- **Stated problem**
Output only the lines running from the line bearing "The picture is" through the line bearing "1085 L80 1125", character for character.

====== Given data ======

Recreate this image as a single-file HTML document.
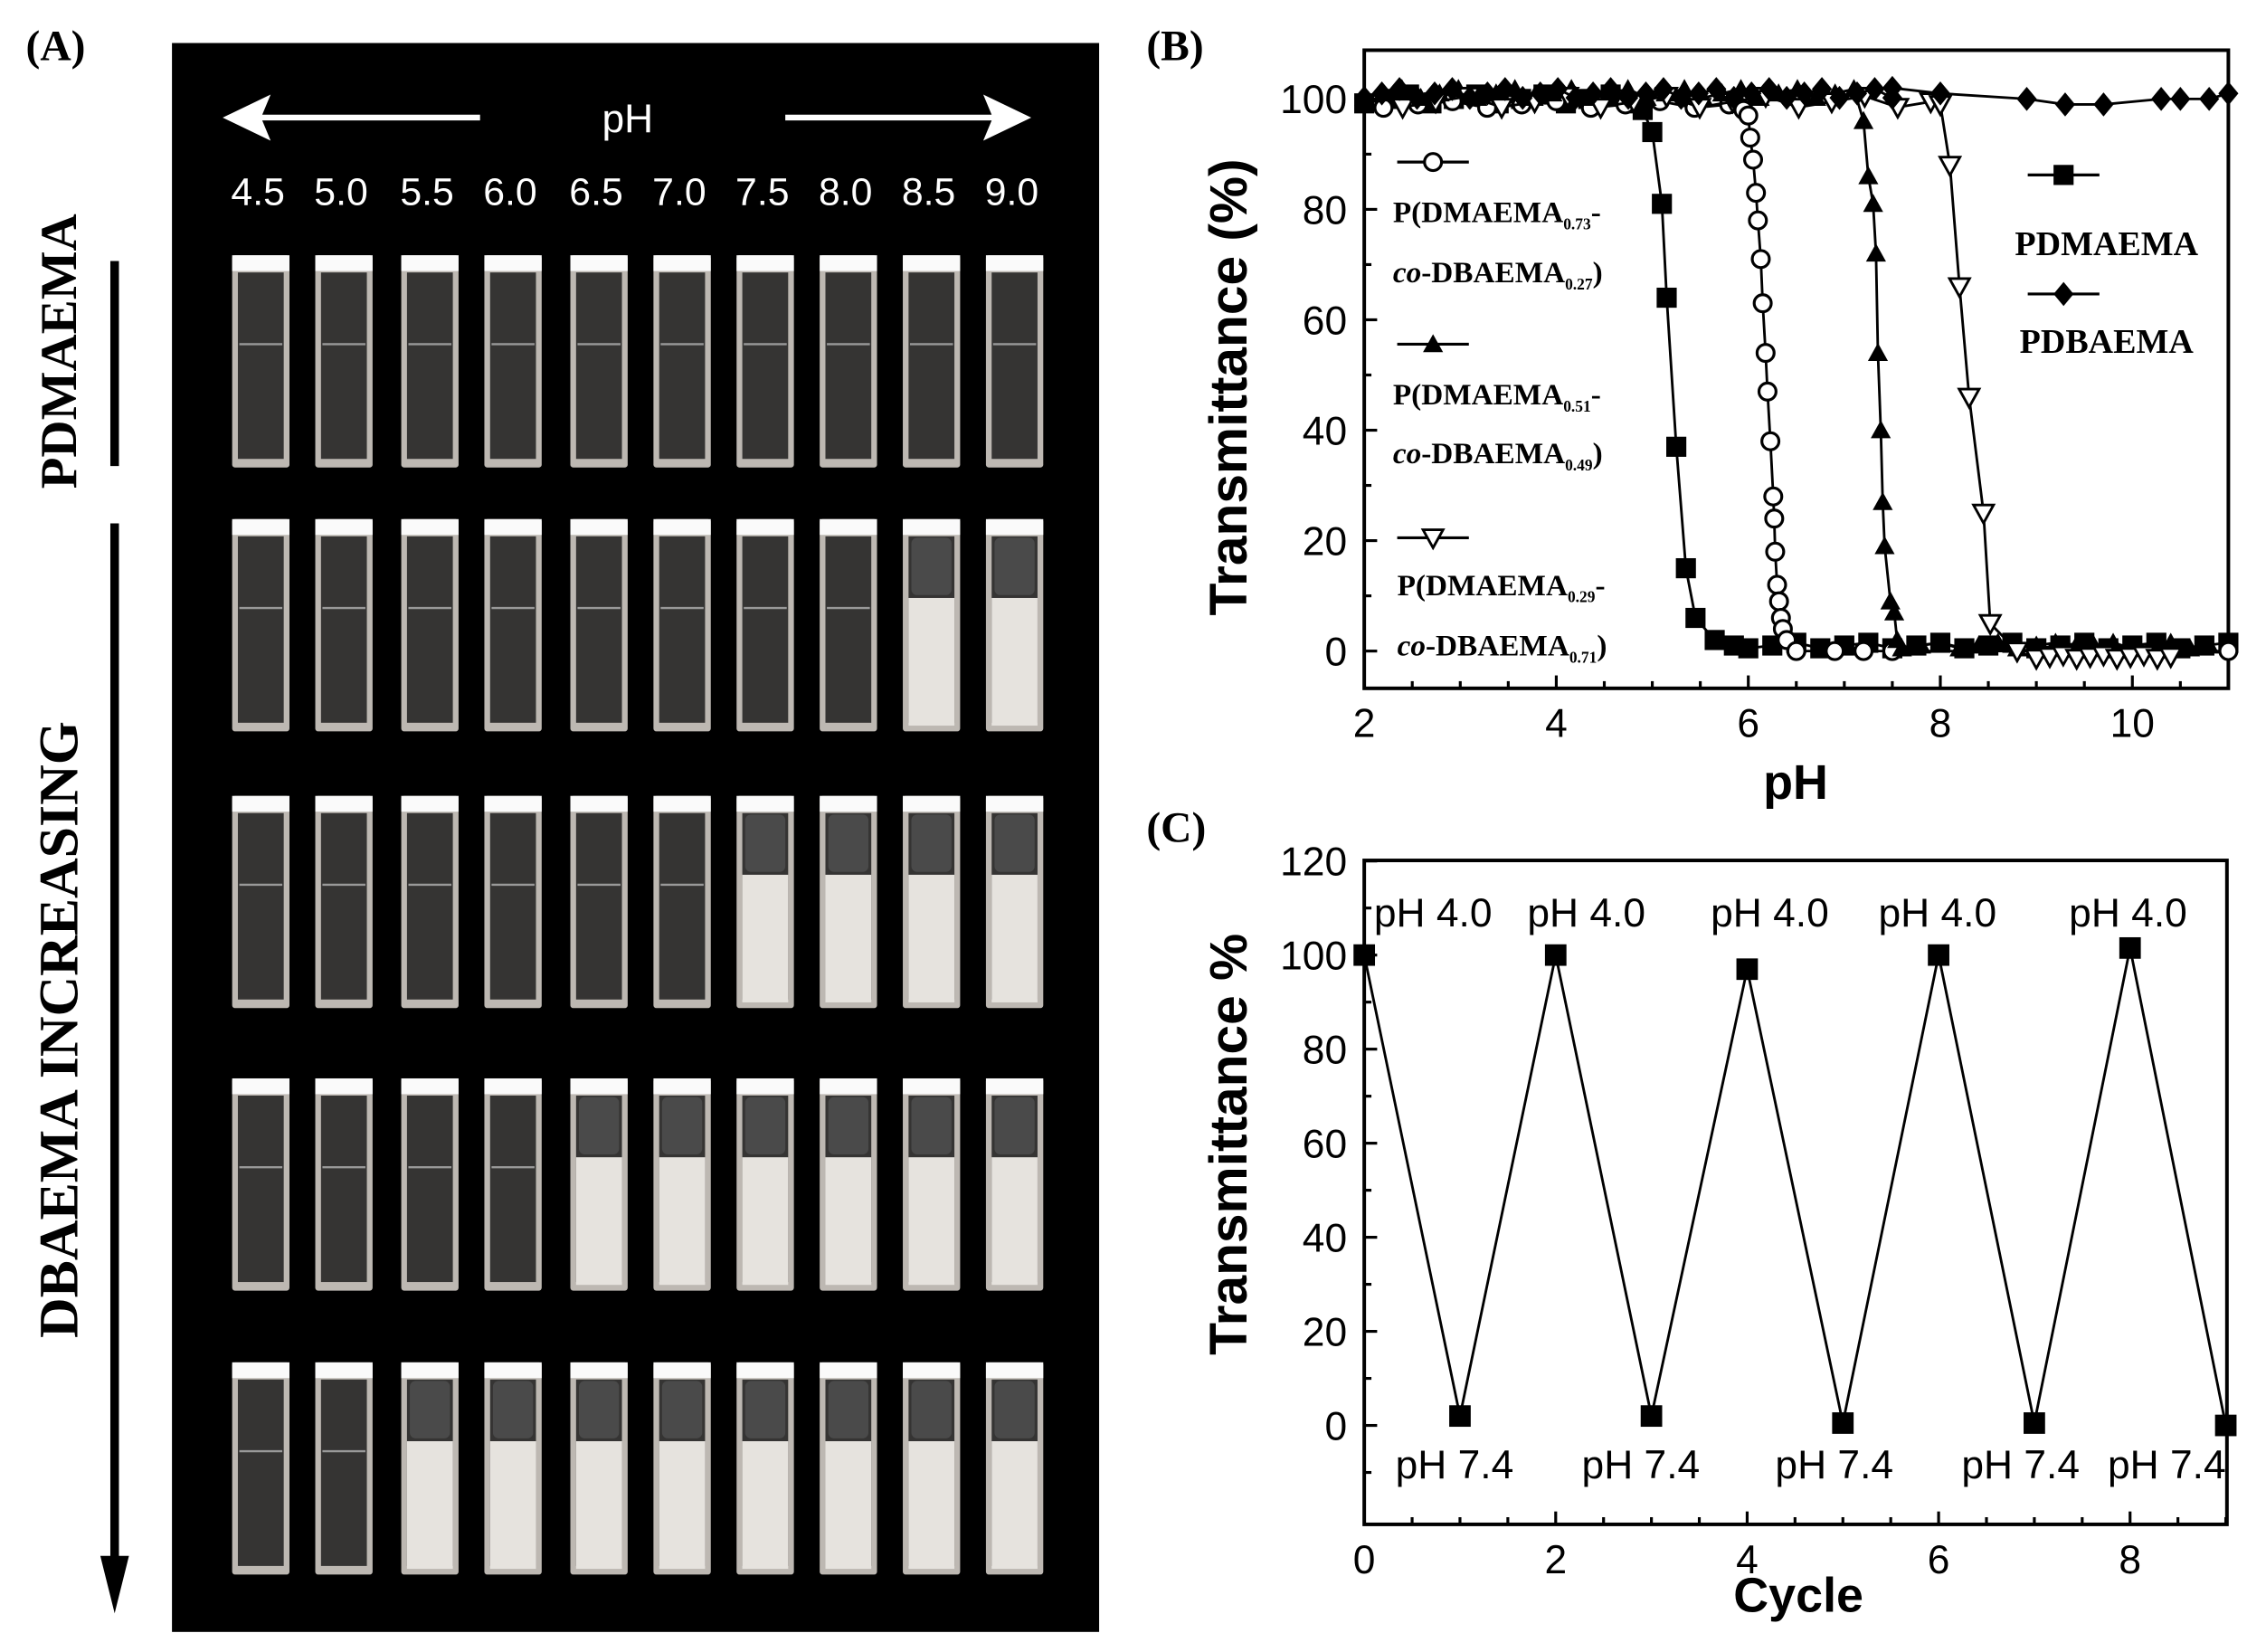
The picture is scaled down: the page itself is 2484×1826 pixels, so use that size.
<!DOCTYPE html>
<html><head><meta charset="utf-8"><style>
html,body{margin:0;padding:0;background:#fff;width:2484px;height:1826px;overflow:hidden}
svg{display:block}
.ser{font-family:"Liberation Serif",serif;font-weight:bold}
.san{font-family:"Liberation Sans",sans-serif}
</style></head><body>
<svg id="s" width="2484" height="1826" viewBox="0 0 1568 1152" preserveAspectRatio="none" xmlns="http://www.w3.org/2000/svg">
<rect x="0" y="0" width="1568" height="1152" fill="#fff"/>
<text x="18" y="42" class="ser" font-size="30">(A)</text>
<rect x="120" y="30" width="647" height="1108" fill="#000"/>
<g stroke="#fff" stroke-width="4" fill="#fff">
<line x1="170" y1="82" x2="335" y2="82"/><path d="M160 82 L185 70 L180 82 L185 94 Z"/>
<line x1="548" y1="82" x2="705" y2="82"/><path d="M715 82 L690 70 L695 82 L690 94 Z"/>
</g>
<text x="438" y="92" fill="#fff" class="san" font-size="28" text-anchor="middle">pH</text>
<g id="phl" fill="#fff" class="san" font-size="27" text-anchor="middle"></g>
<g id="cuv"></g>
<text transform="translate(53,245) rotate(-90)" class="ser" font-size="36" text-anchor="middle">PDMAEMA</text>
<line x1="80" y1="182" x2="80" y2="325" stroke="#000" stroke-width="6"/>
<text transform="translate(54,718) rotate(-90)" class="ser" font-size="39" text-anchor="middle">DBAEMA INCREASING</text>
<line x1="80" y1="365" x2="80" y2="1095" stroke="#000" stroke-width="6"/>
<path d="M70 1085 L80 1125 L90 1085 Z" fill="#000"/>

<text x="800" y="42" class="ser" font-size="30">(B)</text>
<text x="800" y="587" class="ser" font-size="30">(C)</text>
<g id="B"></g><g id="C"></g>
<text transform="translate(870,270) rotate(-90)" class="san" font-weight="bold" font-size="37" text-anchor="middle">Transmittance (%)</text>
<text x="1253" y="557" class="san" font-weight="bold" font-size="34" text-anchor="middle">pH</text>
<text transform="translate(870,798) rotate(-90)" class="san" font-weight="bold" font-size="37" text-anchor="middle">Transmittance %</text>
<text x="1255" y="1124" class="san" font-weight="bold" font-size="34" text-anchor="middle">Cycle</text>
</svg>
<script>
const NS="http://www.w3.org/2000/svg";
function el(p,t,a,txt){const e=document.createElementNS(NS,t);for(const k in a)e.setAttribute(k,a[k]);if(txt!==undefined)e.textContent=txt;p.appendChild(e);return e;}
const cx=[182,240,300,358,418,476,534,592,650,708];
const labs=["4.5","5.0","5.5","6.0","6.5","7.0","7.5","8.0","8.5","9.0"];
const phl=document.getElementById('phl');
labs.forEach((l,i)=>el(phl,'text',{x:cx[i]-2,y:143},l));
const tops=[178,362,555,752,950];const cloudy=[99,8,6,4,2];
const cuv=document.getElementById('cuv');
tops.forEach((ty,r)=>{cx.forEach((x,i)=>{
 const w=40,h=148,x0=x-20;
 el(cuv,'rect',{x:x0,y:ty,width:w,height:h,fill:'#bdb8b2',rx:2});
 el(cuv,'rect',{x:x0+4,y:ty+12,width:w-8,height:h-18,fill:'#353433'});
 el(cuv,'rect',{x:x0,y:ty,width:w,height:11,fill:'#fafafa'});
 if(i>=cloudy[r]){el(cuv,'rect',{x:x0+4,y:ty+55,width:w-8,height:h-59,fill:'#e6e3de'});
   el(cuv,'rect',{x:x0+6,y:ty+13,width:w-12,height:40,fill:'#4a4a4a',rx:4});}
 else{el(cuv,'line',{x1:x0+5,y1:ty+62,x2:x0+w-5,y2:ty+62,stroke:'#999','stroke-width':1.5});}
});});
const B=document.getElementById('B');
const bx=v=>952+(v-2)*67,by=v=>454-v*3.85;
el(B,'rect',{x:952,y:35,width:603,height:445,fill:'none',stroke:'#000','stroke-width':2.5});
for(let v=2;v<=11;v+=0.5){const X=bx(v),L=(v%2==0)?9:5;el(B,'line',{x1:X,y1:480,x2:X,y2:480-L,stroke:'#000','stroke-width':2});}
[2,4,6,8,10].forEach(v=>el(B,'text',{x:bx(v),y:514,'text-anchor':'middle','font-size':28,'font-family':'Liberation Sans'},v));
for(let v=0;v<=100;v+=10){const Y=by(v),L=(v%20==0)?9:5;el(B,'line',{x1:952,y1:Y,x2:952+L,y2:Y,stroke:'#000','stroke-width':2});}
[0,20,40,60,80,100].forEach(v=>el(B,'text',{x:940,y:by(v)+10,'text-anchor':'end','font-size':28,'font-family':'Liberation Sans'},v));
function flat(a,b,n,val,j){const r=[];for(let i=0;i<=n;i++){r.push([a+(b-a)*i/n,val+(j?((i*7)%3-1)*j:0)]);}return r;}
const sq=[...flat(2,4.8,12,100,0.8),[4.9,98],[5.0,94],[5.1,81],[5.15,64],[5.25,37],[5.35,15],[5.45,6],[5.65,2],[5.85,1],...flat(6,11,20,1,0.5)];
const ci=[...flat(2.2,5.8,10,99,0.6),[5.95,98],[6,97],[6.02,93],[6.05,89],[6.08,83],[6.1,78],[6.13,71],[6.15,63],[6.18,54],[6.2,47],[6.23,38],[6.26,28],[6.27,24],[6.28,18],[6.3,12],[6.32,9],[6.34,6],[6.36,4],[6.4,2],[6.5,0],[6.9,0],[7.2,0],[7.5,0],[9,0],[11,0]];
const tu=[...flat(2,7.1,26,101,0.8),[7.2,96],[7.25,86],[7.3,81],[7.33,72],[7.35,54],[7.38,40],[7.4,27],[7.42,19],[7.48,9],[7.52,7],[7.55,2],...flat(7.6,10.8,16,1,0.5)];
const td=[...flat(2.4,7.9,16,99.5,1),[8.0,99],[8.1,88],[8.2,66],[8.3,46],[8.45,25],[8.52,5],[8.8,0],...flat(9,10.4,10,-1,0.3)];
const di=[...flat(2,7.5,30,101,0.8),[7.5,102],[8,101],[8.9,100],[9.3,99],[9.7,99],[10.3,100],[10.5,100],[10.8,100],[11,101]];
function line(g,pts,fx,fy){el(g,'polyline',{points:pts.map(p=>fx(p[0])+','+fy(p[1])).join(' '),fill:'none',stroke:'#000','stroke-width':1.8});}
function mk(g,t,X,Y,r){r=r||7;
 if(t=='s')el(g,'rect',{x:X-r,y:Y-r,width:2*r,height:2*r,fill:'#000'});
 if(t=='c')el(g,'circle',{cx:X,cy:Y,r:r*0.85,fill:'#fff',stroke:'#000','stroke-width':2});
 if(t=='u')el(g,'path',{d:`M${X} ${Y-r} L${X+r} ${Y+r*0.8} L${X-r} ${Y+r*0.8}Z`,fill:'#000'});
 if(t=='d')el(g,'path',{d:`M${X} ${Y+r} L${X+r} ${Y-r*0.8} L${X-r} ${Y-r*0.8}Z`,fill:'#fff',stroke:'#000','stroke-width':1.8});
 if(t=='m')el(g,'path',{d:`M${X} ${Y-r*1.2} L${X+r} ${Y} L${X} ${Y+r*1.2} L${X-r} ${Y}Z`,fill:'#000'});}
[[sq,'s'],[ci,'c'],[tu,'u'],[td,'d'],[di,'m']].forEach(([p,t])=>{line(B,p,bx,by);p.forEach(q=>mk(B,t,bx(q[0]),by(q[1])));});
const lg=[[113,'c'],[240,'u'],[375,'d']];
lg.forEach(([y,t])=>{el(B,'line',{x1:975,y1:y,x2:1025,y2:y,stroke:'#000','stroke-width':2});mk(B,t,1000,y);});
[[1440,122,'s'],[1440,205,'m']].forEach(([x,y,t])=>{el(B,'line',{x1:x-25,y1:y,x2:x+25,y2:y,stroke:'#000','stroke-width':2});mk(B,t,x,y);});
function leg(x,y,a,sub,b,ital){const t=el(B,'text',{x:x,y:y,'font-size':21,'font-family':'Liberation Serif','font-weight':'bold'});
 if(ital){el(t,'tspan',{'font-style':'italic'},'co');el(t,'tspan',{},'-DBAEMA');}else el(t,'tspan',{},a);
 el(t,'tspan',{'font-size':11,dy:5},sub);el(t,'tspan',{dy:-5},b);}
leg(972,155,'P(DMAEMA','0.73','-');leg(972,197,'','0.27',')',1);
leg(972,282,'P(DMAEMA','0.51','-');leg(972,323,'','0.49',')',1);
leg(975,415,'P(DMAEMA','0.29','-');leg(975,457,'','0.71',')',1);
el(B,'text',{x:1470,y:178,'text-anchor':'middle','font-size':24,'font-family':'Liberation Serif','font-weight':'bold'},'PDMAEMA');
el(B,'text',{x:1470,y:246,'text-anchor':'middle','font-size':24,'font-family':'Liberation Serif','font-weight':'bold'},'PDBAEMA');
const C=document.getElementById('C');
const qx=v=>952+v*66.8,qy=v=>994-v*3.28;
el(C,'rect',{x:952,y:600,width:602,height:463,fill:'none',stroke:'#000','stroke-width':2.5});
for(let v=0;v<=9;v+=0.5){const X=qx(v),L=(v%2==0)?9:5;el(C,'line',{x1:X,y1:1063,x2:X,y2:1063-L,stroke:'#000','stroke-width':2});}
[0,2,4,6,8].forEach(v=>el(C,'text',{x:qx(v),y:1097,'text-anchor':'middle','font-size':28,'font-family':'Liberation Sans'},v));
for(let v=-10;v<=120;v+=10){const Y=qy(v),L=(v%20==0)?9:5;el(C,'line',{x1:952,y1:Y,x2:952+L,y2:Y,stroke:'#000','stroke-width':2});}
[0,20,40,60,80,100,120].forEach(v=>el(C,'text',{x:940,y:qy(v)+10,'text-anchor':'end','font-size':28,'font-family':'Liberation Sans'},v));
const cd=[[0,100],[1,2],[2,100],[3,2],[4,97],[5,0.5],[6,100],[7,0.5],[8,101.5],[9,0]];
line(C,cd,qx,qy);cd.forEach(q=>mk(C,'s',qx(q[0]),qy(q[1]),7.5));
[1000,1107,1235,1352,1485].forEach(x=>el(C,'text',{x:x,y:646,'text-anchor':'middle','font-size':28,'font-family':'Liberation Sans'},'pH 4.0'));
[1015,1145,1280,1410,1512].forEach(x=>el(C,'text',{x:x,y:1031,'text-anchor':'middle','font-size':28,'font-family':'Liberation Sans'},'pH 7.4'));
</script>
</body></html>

======

- **Solution to the problem**
The picture is scaled down: the page itself is 2484×1826 pixels, so use that size.
<!DOCTYPE html>
<html><head><meta charset="utf-8"><style>
html,body{margin:0;padding:0;background:#fff;width:2484px;height:1826px;overflow:hidden}
svg{display:block}
.ser{font-family:"Liberation Serif",serif;font-weight:bold}
.san{font-family:"Liberation Sans",sans-serif}
</style></head><body>
<svg id="s" width="2484" height="1826" viewBox="0 0 1568 1152" preserveAspectRatio="none" xmlns="http://www.w3.org/2000/svg">
<rect x="0" y="0" width="1568" height="1152" fill="#fff"/>
<text x="18" y="42" class="ser" font-size="30">(A)</text>
<rect x="120" y="30" width="647" height="1108" fill="#000"/>
<g stroke="#fff" stroke-width="4" fill="#fff">
<line x1="170" y1="82" x2="335" y2="82"/><path d="M160 82 L185 70 L180 82 L185 94 Z"/>
<line x1="548" y1="82" x2="705" y2="82"/><path d="M715 82 L690 70 L695 82 L690 94 Z"/>
</g>
<text x="438" y="92" fill="#fff" class="san" font-size="28" text-anchor="middle">pH</text>
<g id="phl" fill="#fff" class="san" font-size="27" text-anchor="middle"></g>
<g id="cuv"></g>
<text transform="translate(53,245) rotate(-90)" class="ser" font-size="36" text-anchor="middle">PDMAEMA</text>
<line x1="80" y1="182" x2="80" y2="325" stroke="#000" stroke-width="6"/>
<text transform="translate(54,718) rotate(-90)" class="ser" font-size="39" text-anchor="middle">DBAEMA INCREASING</text>
<line x1="80" y1="365" x2="80" y2="1095" stroke="#000" stroke-width="6"/>
<path d="M70 1085 L80 1125 L90 1085 Z" fill="#000"/>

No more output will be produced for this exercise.